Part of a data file
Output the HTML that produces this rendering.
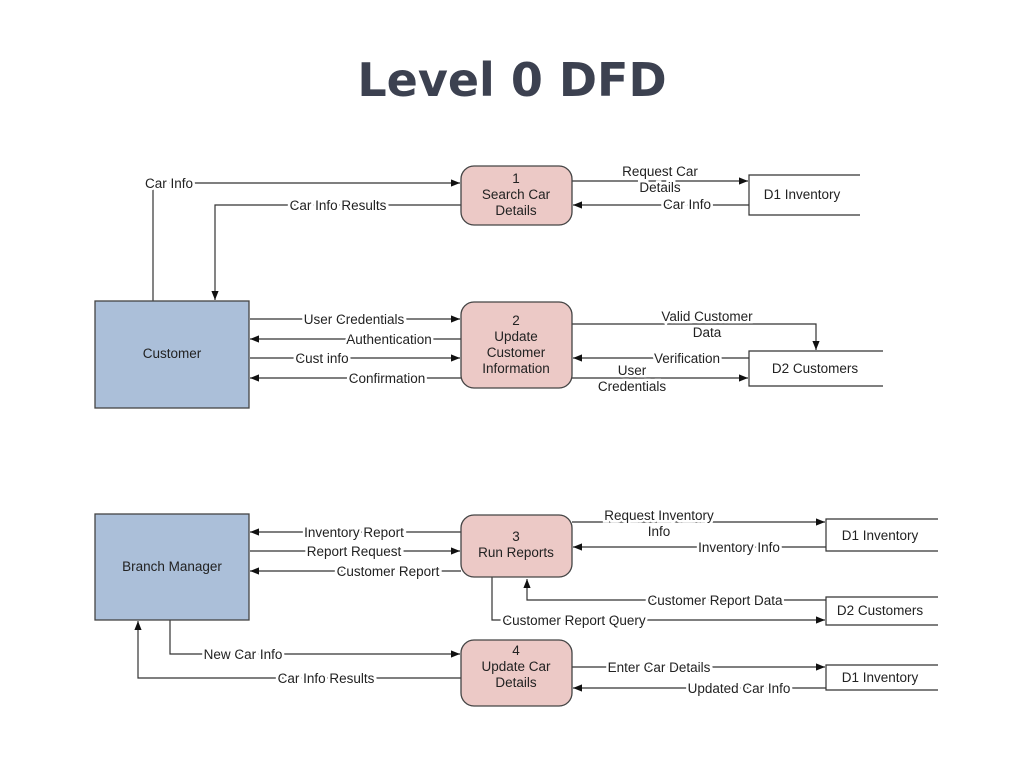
<!DOCTYPE html>
<html><head><meta charset="utf-8"><style>
html,body{margin:0;padding:0;background:#fff;width:1024px;height:768px;overflow:hidden}
svg text{font-family:"Liberation Sans",Arial,sans-serif;font-size:13.5px;fill:#222}
.t{font-family:"DejaVu Sans","Liberation Sans",sans-serif;font-weight:bold;font-size:46px;fill:#3c4150}
.lb{paint-order:stroke;stroke:#fff;stroke-width:5px}
</style></head><body>
<svg width="1024" height="768" viewBox="0 0 1024 768" xmlns="http://www.w3.org/2000/svg">
<defs><marker id="a" viewBox="0 0 10 10" refX="10" refY="5" markerWidth="12" markerHeight="9" orient="auto" markerUnits="userSpaceOnUse"><path d="M0,1 L10,5 L0,9 z" fill="#111"/></marker></defs>
<text class="t" x="512" y="96" text-anchor="middle">Level 0 DFD</text>
<g stroke="#333" stroke-width="1.2" fill="none">
<path d="M153,301 V183 H460" marker-end="url(#a)"/>
<path d="M461,205 H215 V300" marker-end="url(#a)"/>
<path d="M572,181 H748" marker-end="url(#a)"/>
<path d="M749,205 H573" marker-end="url(#a)"/>
<path d="M250,319 H460" marker-end="url(#a)"/>
<path d="M461,339 H250" marker-end="url(#a)"/>
<path d="M250,358 H460" marker-end="url(#a)"/>
<path d="M461,378 H250" marker-end="url(#a)"/>
<path d="M572,324 H816 V350" marker-end="url(#a)"/>
<path d="M749,358 H573" marker-end="url(#a)"/>
<path d="M572,378 H748" marker-end="url(#a)"/>
<path d="M461,532 H250" marker-end="url(#a)"/>
<path d="M250,551 H460" marker-end="url(#a)"/>
<path d="M461,571 H250" marker-end="url(#a)"/>
<path d="M572,522 H825" marker-end="url(#a)"/>
<path d="M826,547 H573" marker-end="url(#a)"/>
<path d="M826,600 H527 V579" marker-end="url(#a)"/>
<path d="M492,577 V620 H825" marker-end="url(#a)"/>
<path d="M170,620 V654 H460" marker-end="url(#a)"/>
<path d="M461,678 H138 V621" marker-end="url(#a)"/>
<path d="M572,667 H825" marker-end="url(#a)"/>
<path d="M826,688 H573" marker-end="url(#a)"/>
<path d="M860,175 H749 V215 H860"/>
<path d="M883,351 H749 V386 H883"/>
<path d="M938,519 H826 V551 H938"/>
<path d="M938,597 H826 V625 H938"/>
<path d="M938,665 H826 V690 H938"/>
</g>
<g stroke="#444" stroke-width="1.3">
<rect x="95" y="301" width="154" height="107" fill="#abbfd9"/>
<rect x="95" y="514" width="154" height="106" fill="#abbfd9"/>
<rect x="461" y="166" width="111" height="59" rx="13" fill="#ecc9c6"/>
<rect x="461" y="302" width="111" height="86" rx="13" fill="#ecc9c6"/>
<rect x="461" y="515" width="111" height="62" rx="13" fill="#ecc9c6"/>
<rect x="461" y="640" width="111" height="66" rx="13" fill="#ecc9c6"/>
</g>
<g text-anchor="middle">
<text x="172" y="358">Customer</text>
<text x="172" y="571">Branch Manager</text>
<text x="516" y="183">1</text><text x="516" y="199">Search Car</text><text x="516" y="215">Details</text>
<text x="516" y="325">2</text><text x="516" y="341">Update</text><text x="516" y="357">Customer</text><text x="516" y="373">Information</text>
<text x="516" y="541">3</text><text x="516" y="557">Run Reports</text>
<text x="516" y="655">4</text><text x="516" y="671">Update Car</text><text x="516" y="687">Details</text>
<text x="802" y="199">D1 Inventory</text>
<text x="815" y="373">D2 Customers</text>
<text x="880" y="540">D1 Inventory</text>
<text x="880" y="615">D2 Customers</text>
<text x="880" y="682">D1 Inventory</text>
</g>
<g text-anchor="middle">
<text x="169" y="188" class="lb">Car Info</text>
<text x="338" y="210" class="lb">Car Info Results</text>
<text x="660" y="176" class="lb">Request Car</text>
<text x="660" y="192" class="lb">Details</text>
<text x="687" y="209" class="lb">Car Info</text>
<text x="354" y="324" class="lb">User Credentials</text>
<text x="389" y="344" class="lb">Authentication</text>
<text x="322" y="363" class="lb">Cust info</text>
<text x="387" y="383" class="lb">Confirmation</text>
<text x="707" y="321" class="lb">Valid Customer</text>
<text x="707" y="337" class="lb">Data</text>
<text x="687" y="363" class="lb">Verification</text>
<text x="632" y="375" class="lb">User</text>
<text x="632" y="391" class="lb">Credentials</text>
<text x="354" y="537" class="lb">Inventory Report</text>
<text x="354" y="556" class="lb">Report Request</text>
<text x="388" y="576" class="lb">Customer Report</text>
<text x="659" y="520" class="lb">Request Inventory</text>
<text x="659" y="536" class="lb">Info</text>
<text x="739" y="552" class="lb">Inventory Info</text>
<text x="715" y="605" class="lb">Customer Report Data</text>
<text x="574" y="625" class="lb">Customer Report Query</text>
<text x="243" y="659" class="lb">New Car Info</text>
<text x="326" y="683" class="lb">Car Info Results</text>
<text x="659" y="672" class="lb">Enter Car Details</text>
<text x="739" y="693" class="lb">Updated Car Info</text>
</g>
</svg>
</body></html>
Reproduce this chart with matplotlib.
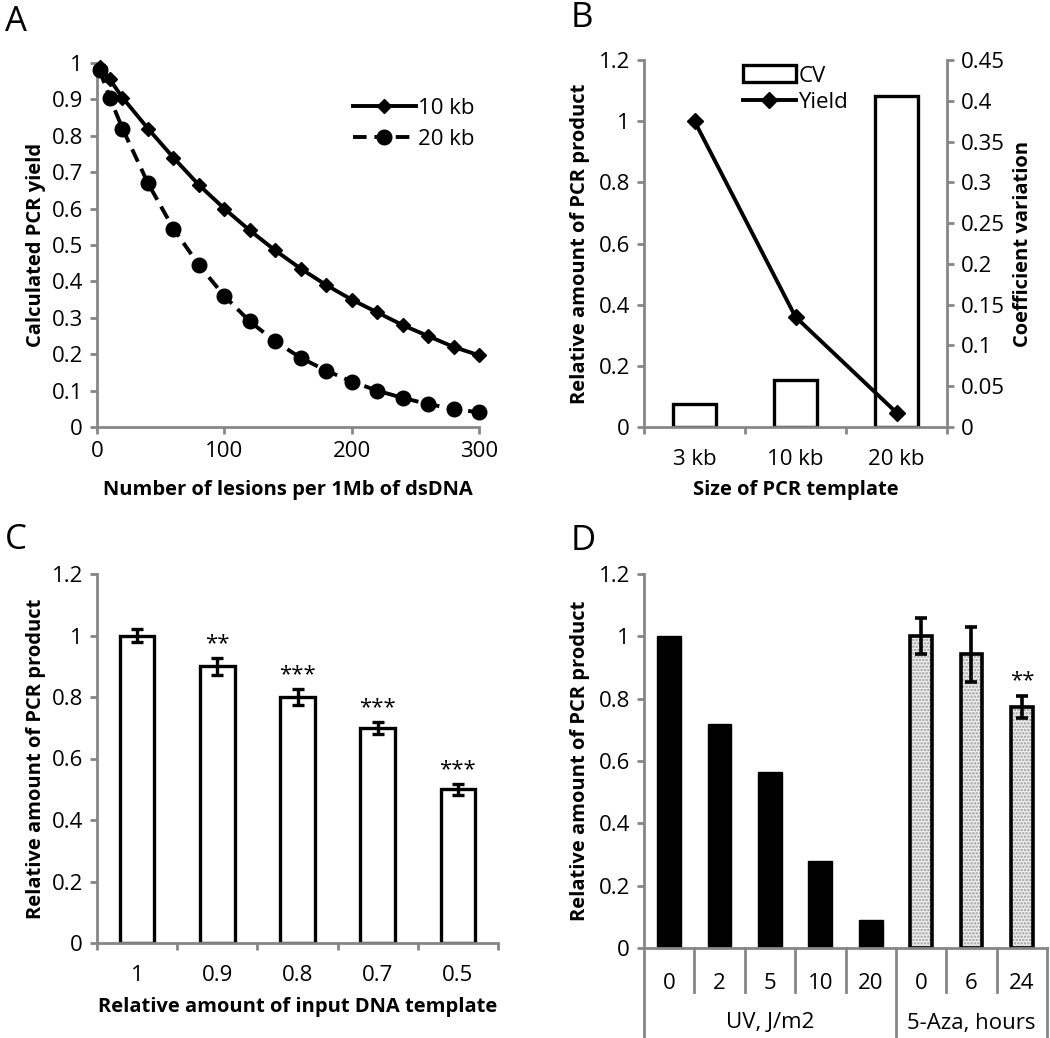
import numpy as np
import matplotlib
matplotlib.use("Agg")
from matplotlib import pyplot as plt
from matplotlib import transforms

plt.rcParams['font.family'] = ['Open Sans', 'DejaVu Sans']

# Panel A data
lesions = [2, 10, 20, 40, 60, 80, 100, 120, 140, 160, 180, 200, 220, 240, 260, 280, 300]
yield_10kb = [0.99, 0.955, 0.905, 0.82, 0.74, 0.665, 0.60, 0.54, 0.485, 0.435,
              0.39, 0.35, 0.315, 0.28, 0.25, 0.22, 0.197]
yield_20kb = [0.98, 0.905, 0.82, 0.67, 0.545, 0.445, 0.36, 0.29, 0.235, 0.19,
              0.155, 0.125, 0.10, 0.08, 0.063, 0.05, 0.04]

# Panel B data
templates = ['3 kb', '10 kb', '20 kb']
cv_values = [0.028, 0.058, 0.406]
rel_yield = [1.0, 0.36, 0.047]

# Panel C data
input_amount = ['1', '0.9', '0.8', '0.7', '0.5']
product_c = [1.0, 0.9, 0.8, 0.7, 0.5]
err_c = [0.021, 0.028, 0.025, 0.02, 0.018]
stars_c = ['', '**', '***', '***', '***']

# Panel D data
uv_doses = ['0', '2', '5', '10', '20']
uv_product = [1.0, 0.72, 0.564, 0.28, 0.089]
aza_hours = ['0', '6', '24']
aza_product = [1.0, 0.942, 0.773]
aza_err = [0.058, 0.088, 0.035]
aza_stars = ['', '', '**']
groups = ['UV, J/m2', '5-Aza, hours']

W, H = 1050, 1038
GRAY = '#868686'
TICK = 16
LAB = 14.5


def box(l, t, r, b):
    return [l / W, 1 - b / H, (r - l) / W, (b - t) / H]


def style(ax):
    for s in ['top', 'right']:
        ax.spines[s].set_visible(False)
    for s in ['left', 'bottom']:
        ax.spines[s].set_color(GRAY)
        ax.spines[s].set_linewidth(2)
    ax.tick_params(axis='both', colors=GRAY, width=2, length=5, labelsize=TICK,
                   labelcolor='black', pad=5)


fig = plt.figure(figsize=(W / 100, H / 100), dpi=100)

# ---- A ----
axA = fig.add_axes(box(97, 63, 479, 427))
style(axA)
axA.plot(lesions, yield_10kb, '-', color='black', lw=2.8, marker='D', ms=7,
         label='10 kb', clip_on=False, zorder=3)
axA.plot(lesions, yield_20kb, '--', color='black', lw=2.8, marker='o', ms=10.5,
         dashes=(3.5, 2), label='20 kb', clip_on=False, zorder=3)
axA.set_xlim(0, 300)
axA.set_ylim(0, 1)
axA.set_xticks([0, 100, 200, 300])
axA.set_yticks(np.arange(0, 1.01, 0.1))
axA.set_yticklabels(['0', '0.1', '0.2', '0.3', '0.4', '0.5', '0.6', '0.7', '0.8', '0.9', '1'])
axA.set_xlabel('Number of lesions per 1Mb of dsDNA', fontsize=LAB, fontweight='bold', labelpad=13)
axA.set_ylabel('Calculated PCR yield', fontsize=LAB, fontweight='bold', labelpad=4)
axA.legend(loc='upper right', bbox_to_anchor=(1.04, 0.96), frameon=False, fontsize=TICK,
           handlelength=2.8, handletextpad=0.1, labelspacing=0.45)

# ---- B ----
axB = fig.add_axes(box(644, 60, 947, 427))
style(axB)
axB2 = axB.twinx()
for s in ['top', 'left', 'bottom']:
    axB2.spines[s].set_visible(False)
axB2.spines['right'].set_color(GRAY)
axB2.spines['right'].set_linewidth(2)
axB2.tick_params(axis='y', colors=GRAY, width=2, length=5, labelsize=TICK,
                 labelcolor='black', pad=5)
xb = np.arange(len(templates))
axB2.bar(xb, cv_values, width=0.42, facecolor='white', edgecolor='black', lw=2.4,
         label='CV', zorder=2)
axB2.set_ylim(0, 0.45)
axB2.set_yticks(np.arange(0, 0.451, 0.05))
axB2.set_yticklabels(['0', '0.05', '0.1', '0.15', '0.2', '0.25', '0.3', '0.35', '0.4', '0.45'])
axB2.set_ylabel('Coefficient variation', fontsize=LAB, fontweight='bold', labelpad=6)
axB.set_zorder(axB2.get_zorder() + 1)
axB.patch.set_visible(False)
axB.plot(xb, rel_yield, '-', color='black', lw=2.8, marker='D', ms=8, label='Yield',
         clip_on=False)
axB.set_xlim(-0.5, 2.5)
axB2.set_xlim(-0.5, 2.5)
axB.set_ylim(0, 1.2)
axB.set_yticks(np.arange(0, 1.21, 0.2))
axB.set_yticklabels(['0', '0.2', '0.4', '0.6', '0.8', '1', '1.2'])
axB.set_xticks([-0.5, 0.5, 1.5, 2.5])
axB.set_xticklabels([])
axB.set_xticks(xb, minor=True)
axB.set_xticklabels(templates, minor=True)
axB.tick_params(axis='x', which='minor', length=0, labelsize=TICK, pad=16)
axB.set_xlabel('Size of PCR template', fontsize=LAB, fontweight='bold')
axB.xaxis.set_label_coords(0.5, -(480 - 427) / (427 - 60))
axB.set_ylabel('Relative amount of PCR product', fontsize=LAB, fontweight='bold', labelpad=6)
h1, l1 = axB2.get_legend_handles_labels()
h2, l2 = axB.get_legend_handles_labels()
axB.legend(h1 + h2, l1 + l2, loc='upper left', bbox_to_anchor=(0.26, 1.04), frameon=False,
           fontsize=TICK, handlelength=2.4, handleheight=0.8, handletextpad=0.1,
           labelspacing=0.25)

# ---- C ----
axC = fig.add_axes(box(97, 574, 498, 943))
style(axC)
xc = np.arange(len(input_amount))
axC.bar(xc, product_c, width=0.43, facecolor='white', edgecolor='black', lw=2.4)
axC.errorbar(xc, product_c, yerr=err_c, fmt='none', ecolor='black', elinewidth=2.4,
             capsize=4.5, capthick=2.4)
for x, m, e, st in zip(xc, product_c, err_c, stars_c):
    if st:
        axC.text(x, m + e + 0.012, st, ha='center', va='bottom', fontsize=16)
axC.set_xlim(-0.5, 4.5)
axC.set_ylim(0, 1.2)
axC.set_yticks(np.arange(0, 1.21, 0.2))
axC.set_yticklabels(['0', '0.2', '0.4', '0.6', '0.8', '1', '1.2'])
axC.set_xticks(np.arange(-0.5, 4.6, 1))
axC.set_xticklabels([])
axC.set_xticks(xc, minor=True)
axC.set_xticklabels(input_amount, minor=True)
axC.tick_params(axis='x', which='minor', length=0, labelsize=TICK, pad=16)
axC.set_xlabel('Relative amount of input DNA template', fontsize=LAB, fontweight='bold')
axC.xaxis.set_label_coords(0.5, -(997 - 943) / (943 - 574))
axC.set_ylabel('Relative amount of PCR product', fontsize=LAB, fontweight='bold', labelpad=4)

# ---- D ----
axD = fig.add_axes(box(644, 574, 1047, 948))
style(axD)
n_uv = len(uv_doses)
x_uv = np.arange(n_uv)
x_aza = np.arange(n_uv, n_uv + len(aza_hours))
axD.bar(x_uv, uv_product, width=0.47, color='black', edgecolor='black', lw=1)
plt.rcParams['hatch.color'] = '#9a9a9a'
plt.rcParams['hatch.linewidth'] = 1.2
axD.bar(x_aza, aza_product, width=0.43, facecolor='#f0f0f0', edgecolor='#9a9a9a',
        lw=0, hatch='.....')
axD.bar(x_aza, aza_product, width=0.43, facecolor='none', edgecolor='black', lw=2.6)
axD.errorbar(x_aza, aza_product, yerr=aza_err, fmt='none', ecolor='black',
             elinewidth=2.6, capsize=4.5, capthick=2.6)
for x, m, e, st in zip(x_aza, aza_product, aza_err, aza_stars):
    if st:
        axD.text(x, m + e + 0.015, st, ha='center', va='bottom', fontsize=16)
axD.set_xlim(-0.5, n_uv + len(aza_hours) - 0.5)
axD.set_ylim(0, 1.2)
axD.set_yticks(np.arange(0, 1.21, 0.2))
axD.set_yticklabels(['0', '0.2', '0.4', '0.6', '0.8', '1', '1.2'])
axD.set_xticks(np.concatenate([x_uv, x_aza]))
axD.set_xticklabels(uv_doses + aza_hours)
axD.tick_params(axis='x', length=0, labelsize=TICK, pad=18)
# category separators below the axis
trD = transforms.blended_transform_factory(axD.transData, axD.transAxes)
n_all = n_uv + len(aza_hours)
inner_depth = (992 - 948) / (948 - 574)
outer_depth = (1040 - 948) / (948 - 574)
for b in np.arange(-0.5, n_all, 1.0):
    depth = outer_depth if b in (-0.5, n_uv - 0.5, n_all - 0.5) else inner_depth
    axD.plot([b, b], [0, -depth], color=GRAY, lw=2, transform=trD, clip_on=False)
group_y = -(1023 - 948) / (948 - 574)
axD.text((n_uv - 1) / 2, group_y, groups[0], transform=trD, ha='center', va='center',
         fontsize=TICK)
axD.text(n_uv + (len(aza_hours) - 1) / 2, group_y, groups[1], transform=trD, ha='center',
         va='center', fontsize=TICK)
axD.set_ylabel('Relative amount of PCR product', fontsize=LAB, fontweight='bold', labelpad=6)

# panel letters
for letter, px, py in [('A', 16, 22), ('B', 582, 18), ('C', 16, 540), ('D', 583, 541)]:
    fig.text(px / W, 1 - py / H, letter, fontsize=25, ha='center', va='center')

fig.savefig('out.png', dpi=100)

Given exercise:
List each line of the records that holds the string "matplotlib".

Result for this exercise:
Reproduce this chart with matplotlib.
import matplotlib
matplotlib.use("Agg")
from matplotlib import pyplot as plt
from matplotlib import transforms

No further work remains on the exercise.